Be sure the company you choose is licensed and accredited in your state. In addition, prepare to ask questions, such as:

  • How long have you been in business?
  • Who is your underwriter?
  • How much liability insurance do you have?
  • What is your ratio of title claims to customers?
  • Have you had any claims?
  • How do you protect against escrow fraud?
  • What are some challenges you’ve encountered during title searches, and how did you resolve them?
  • How long will the title search process take, and who will be conducting the title search?
  • How much title insurance coverage do I need and why?

“Try to choose a title company based on the answers to these questions, as well as its customer service, reputation and familiarity with other professionals involved in the transaction — including and especially your real estate attorney,” says Saadeh.

Next steps

As with most steps along the homebuying journey, a local real estate agent can help guide you when searching for a title company. Ask your agent for recommendations or experiences they’ve had with different companies, both big national players and smaller local operations. Your agent can also help you decipher the company’s findings once their title search is complete.
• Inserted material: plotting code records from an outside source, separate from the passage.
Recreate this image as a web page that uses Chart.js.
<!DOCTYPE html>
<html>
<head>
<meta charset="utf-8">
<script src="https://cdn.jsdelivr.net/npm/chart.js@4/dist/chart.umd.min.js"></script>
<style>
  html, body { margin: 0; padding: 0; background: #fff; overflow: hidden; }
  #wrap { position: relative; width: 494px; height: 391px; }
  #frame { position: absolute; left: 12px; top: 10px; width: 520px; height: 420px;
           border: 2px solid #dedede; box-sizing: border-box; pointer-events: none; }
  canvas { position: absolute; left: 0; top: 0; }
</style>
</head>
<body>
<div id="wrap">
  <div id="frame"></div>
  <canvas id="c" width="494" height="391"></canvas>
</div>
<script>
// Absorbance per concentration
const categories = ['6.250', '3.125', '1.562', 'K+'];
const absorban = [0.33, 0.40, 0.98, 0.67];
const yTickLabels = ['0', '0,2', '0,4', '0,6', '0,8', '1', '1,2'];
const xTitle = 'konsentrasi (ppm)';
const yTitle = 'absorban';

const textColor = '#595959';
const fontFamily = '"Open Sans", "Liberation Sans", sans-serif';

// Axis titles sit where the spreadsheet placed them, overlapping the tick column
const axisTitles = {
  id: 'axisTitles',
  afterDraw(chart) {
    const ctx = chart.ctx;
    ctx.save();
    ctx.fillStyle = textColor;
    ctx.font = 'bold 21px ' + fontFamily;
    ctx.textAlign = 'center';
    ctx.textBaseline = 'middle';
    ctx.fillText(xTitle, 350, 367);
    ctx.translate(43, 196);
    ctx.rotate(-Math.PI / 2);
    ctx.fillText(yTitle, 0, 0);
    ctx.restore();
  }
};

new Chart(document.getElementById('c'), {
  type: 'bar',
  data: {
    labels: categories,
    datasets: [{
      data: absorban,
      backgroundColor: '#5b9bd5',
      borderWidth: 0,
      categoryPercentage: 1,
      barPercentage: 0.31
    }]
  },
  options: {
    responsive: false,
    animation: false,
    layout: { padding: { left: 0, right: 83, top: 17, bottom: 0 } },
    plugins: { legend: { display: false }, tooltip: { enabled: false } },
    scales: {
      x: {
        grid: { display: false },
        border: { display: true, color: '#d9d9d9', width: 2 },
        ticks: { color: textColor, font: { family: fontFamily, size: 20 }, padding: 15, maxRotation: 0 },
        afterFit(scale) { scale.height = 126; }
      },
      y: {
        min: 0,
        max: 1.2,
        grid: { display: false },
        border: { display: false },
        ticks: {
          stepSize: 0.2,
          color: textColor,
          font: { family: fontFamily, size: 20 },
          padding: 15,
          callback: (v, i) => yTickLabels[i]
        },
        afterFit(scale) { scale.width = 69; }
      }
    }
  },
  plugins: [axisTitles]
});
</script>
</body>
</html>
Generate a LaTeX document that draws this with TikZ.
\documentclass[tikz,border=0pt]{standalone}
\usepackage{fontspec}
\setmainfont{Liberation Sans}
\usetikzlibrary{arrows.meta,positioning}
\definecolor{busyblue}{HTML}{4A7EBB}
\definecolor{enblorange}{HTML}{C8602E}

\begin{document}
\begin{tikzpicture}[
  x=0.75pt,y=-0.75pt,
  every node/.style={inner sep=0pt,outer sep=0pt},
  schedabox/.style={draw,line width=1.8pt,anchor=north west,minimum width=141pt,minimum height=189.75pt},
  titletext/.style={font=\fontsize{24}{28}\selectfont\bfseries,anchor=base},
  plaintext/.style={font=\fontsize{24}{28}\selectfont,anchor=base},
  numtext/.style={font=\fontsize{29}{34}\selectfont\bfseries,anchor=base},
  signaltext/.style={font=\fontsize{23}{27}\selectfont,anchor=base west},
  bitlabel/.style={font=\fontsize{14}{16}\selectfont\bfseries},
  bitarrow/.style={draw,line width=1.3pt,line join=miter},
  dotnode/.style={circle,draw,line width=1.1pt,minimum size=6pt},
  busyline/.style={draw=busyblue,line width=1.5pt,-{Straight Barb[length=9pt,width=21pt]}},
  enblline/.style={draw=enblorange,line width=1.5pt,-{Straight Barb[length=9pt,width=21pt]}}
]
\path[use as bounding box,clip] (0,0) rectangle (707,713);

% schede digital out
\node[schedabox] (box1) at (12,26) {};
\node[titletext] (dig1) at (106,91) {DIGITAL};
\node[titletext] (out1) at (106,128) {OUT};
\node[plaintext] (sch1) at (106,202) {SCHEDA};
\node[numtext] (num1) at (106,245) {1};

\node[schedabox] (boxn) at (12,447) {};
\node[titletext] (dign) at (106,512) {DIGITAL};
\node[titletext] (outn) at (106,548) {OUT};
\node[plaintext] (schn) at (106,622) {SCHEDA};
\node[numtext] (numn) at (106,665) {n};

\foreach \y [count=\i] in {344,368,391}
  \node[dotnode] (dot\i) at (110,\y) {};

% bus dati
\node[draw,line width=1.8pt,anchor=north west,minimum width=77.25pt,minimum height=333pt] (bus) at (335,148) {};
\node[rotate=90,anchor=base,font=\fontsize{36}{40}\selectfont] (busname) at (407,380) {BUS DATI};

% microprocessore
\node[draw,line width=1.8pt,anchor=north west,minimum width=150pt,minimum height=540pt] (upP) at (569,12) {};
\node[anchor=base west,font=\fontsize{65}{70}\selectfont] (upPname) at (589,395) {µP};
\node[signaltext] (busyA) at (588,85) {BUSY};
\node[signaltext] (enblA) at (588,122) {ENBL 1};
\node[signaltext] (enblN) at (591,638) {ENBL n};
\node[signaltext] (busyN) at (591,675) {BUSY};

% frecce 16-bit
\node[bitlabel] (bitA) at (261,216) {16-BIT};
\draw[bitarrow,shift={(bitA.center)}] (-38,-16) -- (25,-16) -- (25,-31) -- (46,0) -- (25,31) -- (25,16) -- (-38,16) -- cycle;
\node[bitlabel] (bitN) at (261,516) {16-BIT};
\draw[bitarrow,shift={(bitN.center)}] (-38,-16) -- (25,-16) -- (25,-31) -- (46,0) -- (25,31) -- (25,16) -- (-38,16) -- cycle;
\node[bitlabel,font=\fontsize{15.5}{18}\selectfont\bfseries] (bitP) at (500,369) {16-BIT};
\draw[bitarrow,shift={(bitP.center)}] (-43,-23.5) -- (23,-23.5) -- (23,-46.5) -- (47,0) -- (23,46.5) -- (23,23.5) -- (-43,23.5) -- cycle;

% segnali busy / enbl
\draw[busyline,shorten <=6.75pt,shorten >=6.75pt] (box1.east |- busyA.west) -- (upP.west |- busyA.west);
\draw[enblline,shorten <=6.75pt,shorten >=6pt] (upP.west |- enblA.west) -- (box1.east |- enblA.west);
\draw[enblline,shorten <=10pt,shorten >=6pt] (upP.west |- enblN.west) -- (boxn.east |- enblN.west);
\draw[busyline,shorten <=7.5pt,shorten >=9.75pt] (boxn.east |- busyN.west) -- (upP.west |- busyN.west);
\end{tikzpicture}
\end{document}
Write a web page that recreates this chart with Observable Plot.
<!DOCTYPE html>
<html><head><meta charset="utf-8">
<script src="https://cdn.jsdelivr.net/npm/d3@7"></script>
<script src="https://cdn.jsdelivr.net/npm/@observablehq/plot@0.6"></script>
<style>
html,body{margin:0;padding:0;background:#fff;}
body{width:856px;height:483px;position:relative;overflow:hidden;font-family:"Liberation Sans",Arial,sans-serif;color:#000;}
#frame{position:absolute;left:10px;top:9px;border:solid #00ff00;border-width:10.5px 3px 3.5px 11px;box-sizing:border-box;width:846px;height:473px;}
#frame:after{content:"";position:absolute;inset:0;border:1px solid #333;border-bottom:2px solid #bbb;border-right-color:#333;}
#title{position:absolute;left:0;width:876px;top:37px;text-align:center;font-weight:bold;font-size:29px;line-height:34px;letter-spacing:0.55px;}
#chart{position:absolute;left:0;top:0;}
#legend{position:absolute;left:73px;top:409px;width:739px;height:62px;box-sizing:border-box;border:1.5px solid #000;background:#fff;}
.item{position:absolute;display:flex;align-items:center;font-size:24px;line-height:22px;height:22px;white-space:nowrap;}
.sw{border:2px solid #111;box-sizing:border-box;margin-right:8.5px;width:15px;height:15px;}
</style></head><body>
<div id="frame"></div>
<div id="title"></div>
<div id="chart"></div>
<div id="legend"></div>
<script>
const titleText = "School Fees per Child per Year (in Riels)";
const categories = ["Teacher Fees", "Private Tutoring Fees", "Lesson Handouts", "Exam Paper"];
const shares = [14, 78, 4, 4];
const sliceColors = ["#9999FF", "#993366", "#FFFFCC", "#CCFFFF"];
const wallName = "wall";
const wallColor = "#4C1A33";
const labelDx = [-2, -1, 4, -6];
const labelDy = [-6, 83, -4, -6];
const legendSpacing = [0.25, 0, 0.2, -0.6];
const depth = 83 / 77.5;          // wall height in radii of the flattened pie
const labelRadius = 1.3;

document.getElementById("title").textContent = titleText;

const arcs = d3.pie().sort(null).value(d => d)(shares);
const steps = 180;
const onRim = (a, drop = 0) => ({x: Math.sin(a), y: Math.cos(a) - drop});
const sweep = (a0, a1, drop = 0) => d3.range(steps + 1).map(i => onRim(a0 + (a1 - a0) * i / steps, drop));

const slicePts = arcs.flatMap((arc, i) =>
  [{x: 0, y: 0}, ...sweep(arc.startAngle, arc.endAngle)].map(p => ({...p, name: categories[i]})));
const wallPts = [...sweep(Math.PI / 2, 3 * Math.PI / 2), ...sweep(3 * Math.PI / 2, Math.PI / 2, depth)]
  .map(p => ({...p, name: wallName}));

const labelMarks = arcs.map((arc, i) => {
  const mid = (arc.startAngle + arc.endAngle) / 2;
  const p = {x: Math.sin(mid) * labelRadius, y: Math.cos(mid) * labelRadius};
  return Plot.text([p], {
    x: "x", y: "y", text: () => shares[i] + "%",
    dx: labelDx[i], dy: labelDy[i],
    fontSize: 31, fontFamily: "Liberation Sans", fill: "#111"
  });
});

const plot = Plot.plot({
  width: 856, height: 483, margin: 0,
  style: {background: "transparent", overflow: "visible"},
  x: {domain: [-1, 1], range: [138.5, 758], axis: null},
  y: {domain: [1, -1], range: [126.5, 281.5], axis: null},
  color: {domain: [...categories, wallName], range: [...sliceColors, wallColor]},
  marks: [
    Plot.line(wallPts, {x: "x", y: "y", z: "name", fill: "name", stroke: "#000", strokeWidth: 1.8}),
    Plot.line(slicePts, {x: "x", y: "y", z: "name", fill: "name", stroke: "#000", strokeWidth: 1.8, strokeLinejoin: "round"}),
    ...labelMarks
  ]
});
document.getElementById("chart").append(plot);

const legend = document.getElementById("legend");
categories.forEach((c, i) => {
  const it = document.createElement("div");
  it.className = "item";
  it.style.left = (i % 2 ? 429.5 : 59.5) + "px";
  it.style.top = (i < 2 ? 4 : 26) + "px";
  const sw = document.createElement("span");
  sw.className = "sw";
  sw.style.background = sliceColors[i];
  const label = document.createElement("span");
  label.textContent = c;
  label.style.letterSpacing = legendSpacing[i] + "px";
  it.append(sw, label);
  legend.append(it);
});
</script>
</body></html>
  • A lender’s title insurance policy is almost always required when you’re financing your home purchase with a mortgage. You can optionally purchase an owner’s title insurance policy to protect yourself from losses caused by title defects.
  • In most situations, the buyer of a home is responsible for paying for the title insurance, which gives them the choice of company to work with. In some cases, sellers might help pay for title insurance and take a role in helping choose the company.
  • There is no federal law mandating you use a title company or buy title insurance, but mortgage lenders will almost always require it. It’s also just a smart idea: Policies are inexpensive when compared to the price of a home and provide valuable coverage.